Scan the lines below for the word "React". Copy each line you find it in.

[BEGIN Recorded information]

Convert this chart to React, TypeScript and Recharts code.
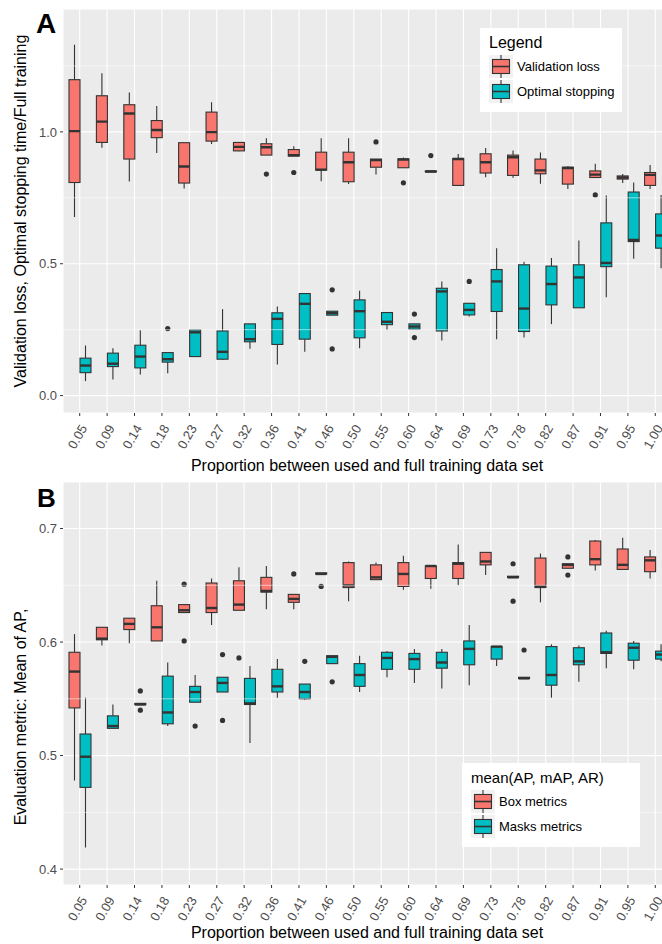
import React from 'react';
import { ComposedChart, Bar, XAxis, YAxis, CartesianGrid, ReferenceLine } from 'recharts';

const proportions = [
  '0.05', '0.09', '0.14', '0.18', '0.23', '0.27', '0.32', '0.36', '0.41', '0.46', '0.50',
  '0.55', '0.60', '0.64', '0.69', '0.73', '0.78', '0.82', '0.87', '0.91', '0.95', '1.00',
];

// each entry: [lower whisker, Q1, median, Q3, upper whisker]
const validationLoss = [
  [0.677, 0.808, 1.003, 1.198, 1.33], [0.94, 0.96, 1.039, 1.137, 1.222], [0.812, 0.897, 1.07, 1.103, 1.149],
  [0.92, 0.978, 1.007, 1.043, 1.098], [0.785, 0.806, 0.869, 0.959, 0.959], [0.954, 0.965, 0.999, 1.075, 1.112],
  [0.927, 0.928, 0.943, 0.96, 0.96], [0.912, 0.912, 0.942, 0.955, 0.976], [0.908, 0.908, 0.912, 0.933, 0.946],
  [0.813, 0.855, 0.857, 0.923, 0.976], [0.802, 0.811, 0.885, 0.923, 0.976], [0.838, 0.866, 0.893, 0.897, 0.897],
  [0.864, 0.864, 0.895, 0.898, 0.903], [0.848, 0.848, 0.85, 0.852, 0.852], [0.795, 0.797, 0.897, 0.899, 0.916],
  [0.828, 0.844, 0.885, 0.917, 0.939], [0.826, 0.835, 0.904, 0.912, 0.929], [0.803, 0.841, 0.854, 0.897, 0.922],
  [0.783, 0.802, 0.863, 0.866, 0.87], [0.827, 0.827, 0.838, 0.852, 0.879], [0.806, 0.821, 0.827, 0.833, 0.84],
  [0.783, 0.797, 0.837, 0.846, 0.874],
];
const validationLossOut = [
  [], [], [], [], [], [], [], [0.84], [0.846], [], [], [0.962], [0.807], [0.91], [], [], [], [], [], [0.761], [], [],
];

const optimalStopping = [
  [0.055, 0.087, 0.114, 0.142, 0.19], [0.061, 0.11, 0.121, 0.161, 0.18], [0.08, 0.105, 0.148, 0.191, 0.248],
  [0.085, 0.127, 0.138, 0.163, 0.163], [0.148, 0.148, 0.24, 0.249, 0.249], [0.135, 0.138, 0.166, 0.245, 0.328],
  [0.178, 0.204, 0.214, 0.272, 0.272], [0.118, 0.194, 0.291, 0.314, 0.338], [0.166, 0.214, 0.348, 0.387, 0.387],
  [0.305, 0.305, 0.313, 0.32, 0.32], [0.18, 0.219, 0.32, 0.363, 0.398], [0.249, 0.269, 0.28, 0.315, 0.315],
  [0.252, 0.252, 0.262, 0.272, 0.272], [0.209, 0.245, 0.395, 0.407, 0.433], [0.3, 0.306, 0.325, 0.35, 0.35],
  [0.214, 0.319, 0.433, 0.478, 0.559], [0.22, 0.243, 0.33, 0.496, 0.508], [0.271, 0.344, 0.423, 0.491, 0.522],
  [0.333, 0.333, 0.448, 0.496, 0.588], [0.373, 0.489, 0.503, 0.655, 0.759], [0.519, 0.584, 0.59, 0.772, 0.808],
  [0.483, 0.559, 0.607, 0.689, 0.761],
];
const optimalStoppingOut = [
  [], [], [], [0.254], [], [], [], [], [], [0.401, 0.177], [], [], [0.309, 0.22], [], [0.433], [], [], [], [], [], [], [],
];

const boxMetrics = [
  [0.478, 0.542, 0.574, 0.591, 0.607], [0.597, 0.602, 0.603, 0.613, 0.613], [0.599, 0.611, 0.616, 0.621, 0.621],
  [0.601, 0.601, 0.613, 0.632, 0.654], [0.626, 0.626, 0.628, 0.633, 0.633], [0.615, 0.626, 0.63, 0.652, 0.656],
  [0.628, 0.628, 0.633, 0.654, 0.666], [0.629, 0.644, 0.645, 0.657, 0.667], [0.629, 0.635, 0.638, 0.642, 0.642],
  [0.66, 0.66, 0.66, 0.661, 0.661], [0.636, 0.648, 0.65, 0.67, 0.671], [0.655, 0.655, 0.657, 0.668, 0.67],
  [0.646, 0.649, 0.66, 0.67, 0.676], [0.647, 0.656, 0.667, 0.667, 0.667], [0.65, 0.656, 0.669, 0.67, 0.686],
  [0.659, 0.668, 0.671, 0.679, 0.679], [0.657, 0.657, 0.657, 0.658, 0.658], [0.635, 0.648, 0.649, 0.674, 0.678],
  [0.665, 0.665, 0.668, 0.669, 0.669], [0.663, 0.668, 0.673, 0.689, 0.69], [0.664, 0.664, 0.668, 0.682, 0.692],
  [0.656, 0.662, 0.672, 0.675, 0.681],
];
const boxMetricsOut = [
  [], [], [], [], [0.651, 0.601], [], [0.586], [], [0.66], [0.649], [], [], [], [], [], [], [0.669, 0.636], [],
  [0.675, 0.659], [], [], [],
];

const masksMetrics = [
  [0.419, 0.472, 0.499, 0.519, 0.551], [0.524, 0.524, 0.526, 0.535, 0.545], [0.545, 0.545, 0.545, 0.546, 0.546],
  [0.526, 0.528, 0.538, 0.57, 0.582], [0.547, 0.547, 0.556, 0.561, 0.571], [0.556, 0.556, 0.564, 0.569, 0.569],
  [0.511, 0.545, 0.546, 0.568, 0.579], [0.551, 0.556, 0.561, 0.576, 0.585], [0.549, 0.55, 0.556, 0.563, 0.563],
  [0.581, 0.581, 0.587, 0.588, 0.588], [0.556, 0.561, 0.571, 0.581, 0.588], [0.569, 0.576, 0.586, 0.591, 0.592],
  [0.564, 0.576, 0.585, 0.59, 0.594], [0.559, 0.577, 0.582, 0.591, 0.594], [0.562, 0.58, 0.594, 0.601, 0.615],
  [0.579, 0.585, 0.596, 0.596, 0.596], [0.568, 0.568, 0.568, 0.569, 0.569], [0.551, 0.562, 0.571, 0.596, 0.598],
  [0.565, 0.58, 0.583, 0.595, 0.597], [0.577, 0.59, 0.591, 0.608, 0.61], [0.576, 0.584, 0.595, 0.599, 0.601],
  [0.583, 0.585, 0.589, 0.592, 0.598],
];
const masksMetricsOut = [
  [], [], [0.557, 0.54], [], [0.526], [0.589, 0.531], [], [], [0.583], [0.565], [], [], [], [], [], [], [0.593], [],
  [], [], [], [],
];

const RED = '#F8766D';
const TEAL = '#00BFC4';
const INK = '#333333';
const FONT = '"Liberation Sans", Arial, Helvetica, sans-serif';
const CHART_W = 690;
const PLOT_RIGHT = 672;

const buildRows = (s1, o1, s2, o2) =>
  proportions.map((p, i) => ({
    p,
    a: { stats: s1[i], out: o1[i] },
    b: { stats: s2[i], out: o2[i] },
  }));

const rowsA = buildRows(validationLoss, validationLossOut, optimalStopping, optimalStoppingOut);
const rowsB = buildRows(boxMetrics, boxMetricsOut, masksMetrics, masksMetricsOut);

// full extent of a box (whiskers + outliers) used as the bar's range
const extent = (key) => (row) => {
  const all = [...row[key].stats, ...row[key].out];
  return [Math.min(...all), Math.max(...all)];
};

const makeBox = (key, color) => (props) => {
  const { x, y, width, height, payload } = props;
  const d = payload[key];
  const all = [...d.stats, ...d.out];
  const lo = Math.min(...all);
  const hi = Math.max(...all);
  const top = Math.min(y, y + height);
  const bot = Math.max(y, y + height);
  const py = (v) => (hi === lo ? top : bot - ((bot - top) * (v - lo)) / (hi - lo));
  const [wl, q1, med, q3, wh] = d.stats;
  const cx = x + width / 2;
  return (
    <g>
      <line x1={cx} x2={cx} y1={py(wh)} y2={py(q3)} stroke={INK} strokeWidth={1.1} />
      <line x1={cx} x2={cx} y1={py(q1)} y2={py(wl)} stroke={INK} strokeWidth={1.1} />
      <rect x={x} y={py(q3)} width={width} height={Math.max(py(q1) - py(q3), 0.5)} fill={color} stroke={INK} strokeWidth={1.1} />
      <line x1={x} x2={x + width} y1={py(med)} y2={py(med)} stroke={INK} strokeWidth={2.4} />
      {d.out.map((o, j) => (
        <circle key={j} cx={cx} cy={py(o)} r={2.6} fill={INK} />
      ))}
    </g>
  );
};

const XTick = ({ x, y, payload }) => (
  <text
    transform={`translate(${x + 8},${y + 10}) rotate(-60)`}
    textAnchor="end"
    fontSize={13}
    fill="#4D4D4D"
  >
    {payload.value}
  </text>
);

const Panel = ({ rows, height, top, axisHeight, domain, ticks, minor }) => (
  <ComposedChart
    width={CHART_W}
    height={height}
    data={rows}
    margin={{ top, right: CHART_W - PLOT_RIGHT, bottom: 0, left: 0 }}
    barGap={0}
    barSize={11}
  >
    <CartesianGrid fill="#EBEBEB" stroke="#FFFFFF" strokeWidth={1.1} />
    {minor.map((m) => (
      <ReferenceLine key={m} y={m} stroke="#FFFFFF" strokeWidth={0.55} />
    ))}
    <XAxis
      dataKey="p"
      interval={0}
      padding={{ left: 3, right: 3 }}
      axisLine={false}
      tickLine={{ stroke: INK }}
      tickSize={3}
      tickMargin={2}
      height={axisHeight}
      tick={<XTick />}
    />
    <YAxis
      type="number"
      domain={domain}
      ticks={ticks}
      allowDataOverflow
      width={63}
      axisLine={false}
      tickLine={{ stroke: INK }}
      tickSize={3}
      tickMargin={3}
      tick={{ fontSize: 13, fill: '#4D4D4D' }}
      tickFormatter={(v) => v.toFixed(1)}
    />
    <Bar dataKey={extent('a')} shape={makeBox('a', RED)} isAnimationActive={false} />
    <Bar dataKey={extent('b')} shape={makeBox('b', TEAL)} isAnimationActive={false} />
  </ComposedChart>
);

const LegendKey = ({ color, top }) => (
  <svg width={24} height={23} style={{ position: 'absolute', left: 9, top }}>
    <rect x={0} y={0} width={24} height={23} fill="#F2F2F2" />
    <line x1={12} x2={12} y1={0} y2={23} stroke={INK} strokeWidth={1.1} />
    <rect x={3.5} y={4.5} width={17} height={14} fill={color} stroke={INK} strokeWidth={1.1} />
    <line x1={3.5} x2={20.5} y1={11.5} y2={11.5} stroke={INK} strokeWidth={1.6} />
  </svg>
);

const BoxLegend = ({ left, top, width, title, titleSize, labels }) => (
  <div style={{ position: 'absolute', left, top, width, height: 84, background: '#fff' }}>
    <div style={{ position: 'absolute', left: 9, top: 7, fontSize: titleSize, lineHeight: `${titleSize}px`, whiteSpace: 'nowrap' }}>
      {title}
    </div>
    <LegendKey color={RED} top={27} />
    <LegendKey color={TEAL} top={52} />
    <div style={{ position: 'absolute', left: 37, top: 31, fontSize: 13, lineHeight: '15px', whiteSpace: 'nowrap' }}>{labels[0]}</div>
    <div style={{ position: 'absolute', left: 37, top: 56, fontSize: 13, lineHeight: '15px', whiteSpace: 'nowrap' }}>{labels[1]}</div>
  </div>
);

const centered = (x, y, rotate = 0) => ({
  position: 'absolute',
  left: x,
  top: y,
  transform: `translate(-50%, -50%) rotate(${rotate}deg)`,
  whiteSpace: 'nowrap',
  fontSize: 16,
  color: '#000',
});

const App = () => (
  <div
    style={{
      position: 'absolute',
      left: 0,
      top: 0,
      width: 662,
      height: 944,
      overflow: 'hidden',
      background: '#fff',
      fontFamily: FONT,
    }}
  >
    <div style={{ position: 'absolute', left: 0, top: 0 }}>
      <Panel rows={rowsA} height={475} top={9} axisHeight={62} domain={[-0.066, 1.466]} ticks={[0, 0.5, 1]} minor={[0.25, 0.75, 1.25]} />
    </div>
    <div style={{ position: 'absolute', left: 0, top: 475 }}>
      <Panel rows={rowsB} height={469} top={7} axisHeight={59} domain={[0.386, 0.741]} ticks={[0.4, 0.5, 0.6, 0.7]} minor={[0.45, 0.55, 0.65]} />
    </div>

    <div style={{ position: 'absolute', left: 36, top: 8, fontSize: 28, fontWeight: 900, lineHeight: '32px' }}>A</div>
    <div style={{ position: 'absolute', left: 37, top: 483, fontSize: 26, fontWeight: 900, lineHeight: '30px' }}>B</div>

    <div style={centered(21, 211, -90)}>Validation loss, Optimal stopping time/Full training</div>
    <div style={centered(367, 466)}>Proportion between used and full training data set</div>
    <div style={centered(21, 717, -90)}>Evaluation metric: Mean of AP,</div>
    <div style={centered(367, 933)}>Proportion between used and full training data set</div>

    <BoxLegend left={480} top={28} width={142} title="Legend" titleSize={16} labels={['Validation loss', 'Optimal stopping']} />
    <BoxLegend left={462} top={763} width={178} title="mean(AP, mAP, AR)" titleSize={15} labels={['Box metrics', 'Masks metrics']} />
  </div>
);

export default App;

[END Recorded information]

■ Expected output:
Convert this chart to React, TypeScript and Recharts code.
import React from 'react';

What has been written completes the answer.